TASK TO CARRY OUT: Copy out each line featuring the string "with" from the entries beneath.
== DATA FOR THE TASK
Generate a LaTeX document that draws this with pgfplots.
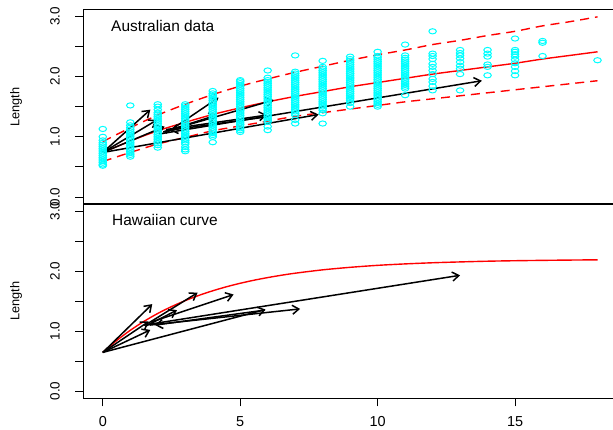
\documentclass[border=0pt]{standalone}
\usepackage{fontspec}
\setmainfont{Liberation Sans}
\usepackage{pgfplots}
\pgfplotsset{compat=1.18}
\usepackage{pgfplotstable}
\usetikzlibrary{arrows.meta}
\definecolor{rcyan}{RGB}{0,255,255}
\definecolor{rred}{RGB}{255,0,0}

\pgfplotstableread{
age len
0 0.52
0 0.54
0 0.57
0 0.60
0 0.63
0 0.66
0 0.69
0 0.72
0 0.75
0 0.78
0 0.81
0 0.84
0 0.87
0 0.90
0 0.94
0 1.00
0 1.13
1 0.67
1 0.70
1 0.73
1 0.76
1 0.79
1 0.82
1 0.85
1 0.88
1 0.91
1 0.94
1 0.97
1 1.00
1 1.03
1 1.06
1 1.09
1 1.12
1 1.15
1 1.19
1 1.24
1 1.52
2 0.82
2 0.86
2 0.89
2 0.92
2 0.95
2 0.98
2 1.01
2 1.04
2 1.07
2 1.10
2 1.13
2 1.16
2 1.19
2 1.22
2 1.25
2 1.28
2 1.31
2 1.34
2 1.37
2 1.40
2 1.45
2 1.50
2 1.54
3 0.76
3 0.79
3 0.83
3 0.88
3 0.91
3 0.94
3 0.97
3 1.00
3 1.03
3 1.06
3 1.09
3 1.12
3 1.15
3 1.18
3 1.21
3 1.24
3 1.27
3 1.30
3 1.33
3 1.36
3 1.39
3 1.42
3 1.45
3 1.48
3 1.51
3 1.54
4 0.91
4 1.00
4 1.03
4 1.06
4 1.09
4 1.12
4 1.15
4 1.18
4 1.21
4 1.24
4 1.27
4 1.30
4 1.33
4 1.36
4 1.39
4 1.42
4 1.45
4 1.48
4 1.51
4 1.54
4 1.57
4 1.60
4 1.63
4 1.66
4 1.69
4 1.72
4 1.76
5 1.08
5 1.11
5 1.14
5 1.17
5 1.20
5 1.23
5 1.26
5 1.29
5 1.32
5 1.35
5 1.38
5 1.41
5 1.44
5 1.47
5 1.50
5 1.53
5 1.56
5 1.59
5 1.62
5 1.65
5 1.68
5 1.71
5 1.74
5 1.77
5 1.80
5 1.83
5 1.86
5 1.89
5 1.92
5 1.94
6 1.11
6 1.17
6 1.25
6 1.28
6 1.31
6 1.34
6 1.37
6 1.40
6 1.43
6 1.46
6 1.49
6 1.52
6 1.55
6 1.58
6 1.61
6 1.64
6 1.67
6 1.70
6 1.73
6 1.76
6 1.79
6 1.82
6 1.85
6 1.88
6 1.91
6 1.94
6 1.98
6 2.10
7 1.22
7 1.28
7 1.36
7 1.39
7 1.42
7 1.45
7 1.48
7 1.51
7 1.54
7 1.57
7 1.60
7 1.63
7 1.66
7 1.69
7 1.72
7 1.75
7 1.78
7 1.81
7 1.84
7 1.87
7 1.90
7 1.93
7 1.96
7 1.99
7 2.02
7 2.05
7 2.08
7 2.35
8 1.22
8 1.39
8 1.44
8 1.47
8 1.50
8 1.53
8 1.56
8 1.59
8 1.62
8 1.65
8 1.68
8 1.71
8 1.74
8 1.77
8 1.80
8 1.83
8 1.86
8 1.89
8 1.92
8 1.95
8 1.98
8 2.01
8 2.04
8 2.07
8 2.10
8 2.13
8 2.16
8 2.26
9 1.50
9 1.56
9 1.60
9 1.63
9 1.66
9 1.69
9 1.72
9 1.75
9 1.78
9 1.81
9 1.84
9 1.87
9 1.90
9 1.93
9 1.96
9 1.99
9 2.02
9 2.05
9 2.08
9 2.11
9 2.14
9 2.17
9 2.20
9 2.23
9 2.26
9 2.29
9 2.33
10 1.50
10 1.53
10 1.56
10 1.59
10 1.62
10 1.65
10 1.68
10 1.71
10 1.74
10 1.77
10 1.80
10 1.83
10 1.86
10 1.89
10 1.92
10 1.95
10 1.98
10 2.01
10 2.04
10 2.07
10 2.10
10 2.13
10 2.16
10 2.19
10 2.22
10 2.25
10 2.28
10 2.31
10 2.34
10 2.41
11 1.69
11 1.80
11 1.83
11 1.86
11 1.89
11 1.92
11 1.95
11 1.98
11 2.01
11 2.04
11 2.07
11 2.10
11 2.13
11 2.16
11 2.19
11 2.22
11 2.25
11 2.28
11 2.31
11 2.35
11 2.53
12 1.77
12 1.84
12 1.91
12 1.96
12 2.04
12 2.10
12 2.16
12 2.21
12 2.29
12 2.34
12 2.38
12 2.75
13 1.77
13 2.04
13 2.13
13 2.18
13 2.24
13 2.30
13 2.35
13 2.39
13 2.44
14 2.02
14 2.16
14 2.20
14 2.33
14 2.38
14 2.44
15 2.02
15 2.09
15 2.16
15 2.22
15 2.28
15 2.33
15 2.37
15 2.41
15 2.44
15 2.63
16 2.34
16 2.56
16 2.59
18 2.27
}\ausdata

\pgfplotstableread{
t mean upper lower
0 0.74 0.92 0.59
1 0.93 1.15 0.74
2 1.10 1.36 0.88
3 1.24 1.54 0.99
4 1.37 1.70 1.10
5 1.48 1.84 1.18
6 1.58 1.96 1.26
7 1.67 2.07 1.34
8 1.75 2.17 1.40
9 1.83 2.27 1.46
10 1.90 2.36 1.52
11 1.97 2.44 1.58
12 2.04 2.53 1.63
13 2.10 2.60 1.68
14 2.16 2.68 1.73
15 2.22 2.75 1.78
16 2.29 2.84 1.83
17 2.35 2.91 1.88
18 2.41 2.99 1.93
}\auscurve

\pgfplotstableread{
t len
0 0.645
0.5 0.841
1 1.013
1.5 1.163
2 1.294
2.5 1.408
3 1.508
3.5 1.596
4 1.672
4.5 1.739
5 1.797
5.5 1.848
6 1.892
6.5 1.931
7 1.965
8 2.021
9 2.063
10 2.096
11 2.120
12 2.139
13 2.153
14 2.165
15 2.173
16 2.179
17 2.184
18 2.188
}\hawcurve

\pgfplotsset{
  panel/.style={
    scale only axis, width=534.3bp,
    xmin=-0.72, xmax=18.72, ymin=-0.12, ymax=3.12,
    axis line style={line width=1bp, black},
    tick style={line width=0.9bp, black},
    tick align=outside, major tick length=8bp,
    ytick={0,0.5,1,1.5,2,2.5,3},
    yticklabels={0.0,,1.0,,2.0,,3.0},
    yticklabel style={rotate=90, anchor=south, inner sep=0pt, font=\fontsize{13.5}{14}\selectfont},
    yticklabel shift=15bp,
    ytick pos=left, xtick pos=bottom,
    /pgf/number format/assume math mode=true,
  },
  arr/.style={black, line width=1.5bp, mark=none, -{Straight Barb[length=6.5bp,width=9bp]}},
}

\begin{document}
\begin{tikzpicture}
\useasboundingbox (0,0) rectangle (613bp,-430bp);

\begin{axis}[panel, at={(83bp,-9bp)}, anchor=north west, height=195.3bp, xtick=\empty]
\addplot[only marks, mark=o, rcyan, mark size=2.6bp, mark options={xscale=1.45, line width=1bp}] table[x=age, y=len] {\ausdata};
\addplot[rred, line width=1.4bp, smooth] table[x=t, y=mean] {\auscurve};
\addplot[rred, line width=1.4bp, smooth, dash pattern=on 9bp off 6bp] table[x=t, y=upper] {\auscurve};
\addplot[rred, line width=1.4bp, smooth, dash pattern=on 9bp off 6bp] table[x=t, y=lower] {\auscurve};
\addplot[arr] coordinates {(0,0.74) (1.73,1.45)};
\addplot[arr] coordinates {(0,0.74) (1.97,1.28)};
\addplot[arr] coordinates {(0,0.74) (2.25,1.17)};
\addplot[arr] coordinates {(2.3,1.06) (4.21,1.65)};
\addplot[arr] coordinates {(2.2,1.08) (6.22,1.61)};
\addplot[arr] coordinates {(2.1,1.05) (13.79,1.93)};
\addplot[arr] coordinates {(0,0.74) (7.85,1.37)};
\addplot[arr] coordinates {(2.3,1.12) (5.97,1.36)};
\addplot[arr] coordinates {(5.95,1.33) (2.45,1.11)};
\addplot[arr] coordinates {(2.2,1.08) (4.15,1.36)};
\end{axis}

\begin{axis}[panel, at={(83bp,-203.9bp)}, anchor=north west, height=194.4bp,
  xtick={0,5,10,15}, xticklabels={0,5,10,15},
  xticklabel style={font=\fontsize{14.5}{15}\selectfont, inner sep=0pt, anchor=north},
  xticklabel shift=10bp]
\addplot[rred, line width=1.4bp, smooth] table[x=t, y=len] {\hawcurve};
\addplot[arr] coordinates {(0,0.645) (1.8,1.45)};
\addplot[arr] coordinates {(0,0.645) (1.67,1.16)};
\addplot[arr] coordinates {(0,0.645) (5.92,1.36)};
\addplot[arr] coordinates {(1.65,1.13) (3.45,1.64)};
\addplot[arr] coordinates {(1.75,1.15) (4.76,1.61)};
\addplot[arr] coordinates {(1.5,1.10) (13.0,1.93)};
\addplot[arr] coordinates {(1.7,1.10) (7.18,1.37)};
\addplot[arr] coordinates {(5.9,1.35) (1.9,1.10)};
\addplot[arr] coordinates {(1.55,1.08) (2.7,1.35)};
\addplot[arr] coordinates {(0,0.645) (1.73,1.02)};
\end{axis}

\node[anchor=west, inner sep=0pt, font=\fontsize{15.5}{16}\selectfont] at (111bp,-26bp) {Australian data};
\node[anchor=west, inner sep=0pt, font=\fontsize{15.5}{16}\selectfont] at (112bp,-220bp) {Hawaiian curve};
\node[rotate=90, inner sep=0pt, font=\fontsize{12.8}{13}\selectfont] at (16bp,-107bp) {Length};
\node[rotate=90, inner sep=0pt, font=\fontsize{12.8}{13}\selectfont] at (16bp,-301bp) {Length};
\end{tikzpicture}
\end{document}
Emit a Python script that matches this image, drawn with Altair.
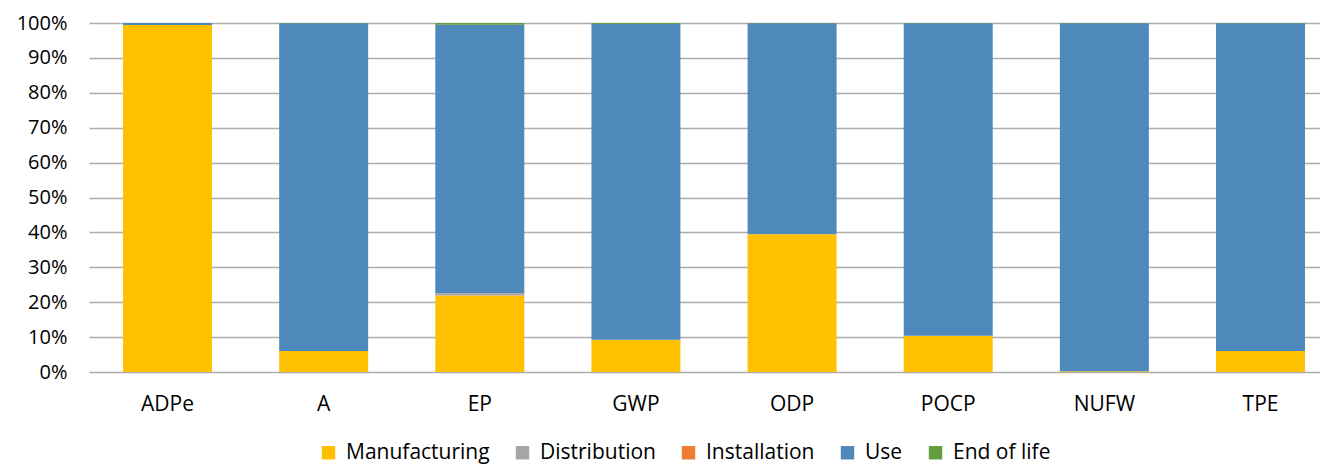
import altair as alt
import pandas as pd

categories = ["ADPe", "A", "EP", "GWP", "ODP", "POCP", "NUFW", "TPE"]
stages = ["Manufacturing", "Distribution", "Installation", "Use", "End of life"]
colors = ["#FFC000", "#A5A5A5", "#ED7D31", "#4F89BC", "#639E3D"]

manufacturing = [99.4, 6.0, 21.9, 9.2, 39.5, 10.3, 0.2, 6.0]
distribution = [0.0, 0.05, 0.6, 0.05, 0.05, 0.1, 0.0, 0.05]
installation = [0.0, 0.0, 0.1, 0.0, 0.0, 0.0, 0.0, 0.0]
use = [0.6, 93.85, 76.9, 90.45, 60.35, 89.5, 99.7, 93.85]
end_of_life = [0.0, 0.1, 0.5, 0.3, 0.1, 0.1, 0.1, 0.1]

series = [manufacturing, distribution, installation, use, end_of_life]
rows = []
for si, (stage, vals) in enumerate(zip(stages, series)):
    for cat, v in zip(categories, vals):
        rows.append({"cat": cat, "stage": stage, "value": v / 100.0, "order": si})
df = pd.DataFrame(rows)

font = "Open Sans"

chart = alt.Chart(df).mark_bar().encode(
    x=alt.X("cat:N", sort=categories, title=None,
            scale=alt.Scale(paddingInner=0.43, paddingOuter=0.157, align=0.694),
            axis=alt.Axis(labelAngle=0, labelFontSize=21, labelFont=font, labelColor="#000000",
                          ticks=False, domain=False, labelPadding=21, grid=False)),
    y=alt.Y("value:Q", stack="zero", title=None,
            scale=alt.Scale(domain=[0, 1], nice=False),
            axis=alt.Axis(format=".0%", values=[i / 10 for i in range(11)],
                          labelFontSize=20, labelFont=font, labelColor="#000000",
                          ticks=False, domain=False, labelPadding=22,
                          grid=True, gridColor="#ADADAD", gridWidth=1.5)),
    color=alt.Color("stage:N", sort=stages, title=None,
                    scale=alt.Scale(domain=stages, range=colors),
                    legend=alt.Legend(orient="none", direction="horizontal",
                                      legendX=229, legendY=419, padding=0,
                                      symbolType="square", symbolSize=180,
                                      symbolStrokeWidth=0, symbolOpacity=1,
                                      labelFontSize=21, labelFont=font, labelColor="#000000",
                                      labelOffset=7, columnPadding=22,
                                      columns=5)),
    order=alt.Order("order:Q", sort="ascending"),
).properties(
    width=1231, height=349,
    autosize=alt.AutoSizeParams(type="none"),
    padding={"left": 81, "top": 15, "right": 0, "bottom": 96},
).configure_view(stroke=None)

chart.save("out.html", embed_options={"renderer": "svg", "actions": False})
====
WORKED SOLUTION:
Generate a LaTeX document that draws this with pgfplots.
Emit a Python script that matches this image, drawn with Altair.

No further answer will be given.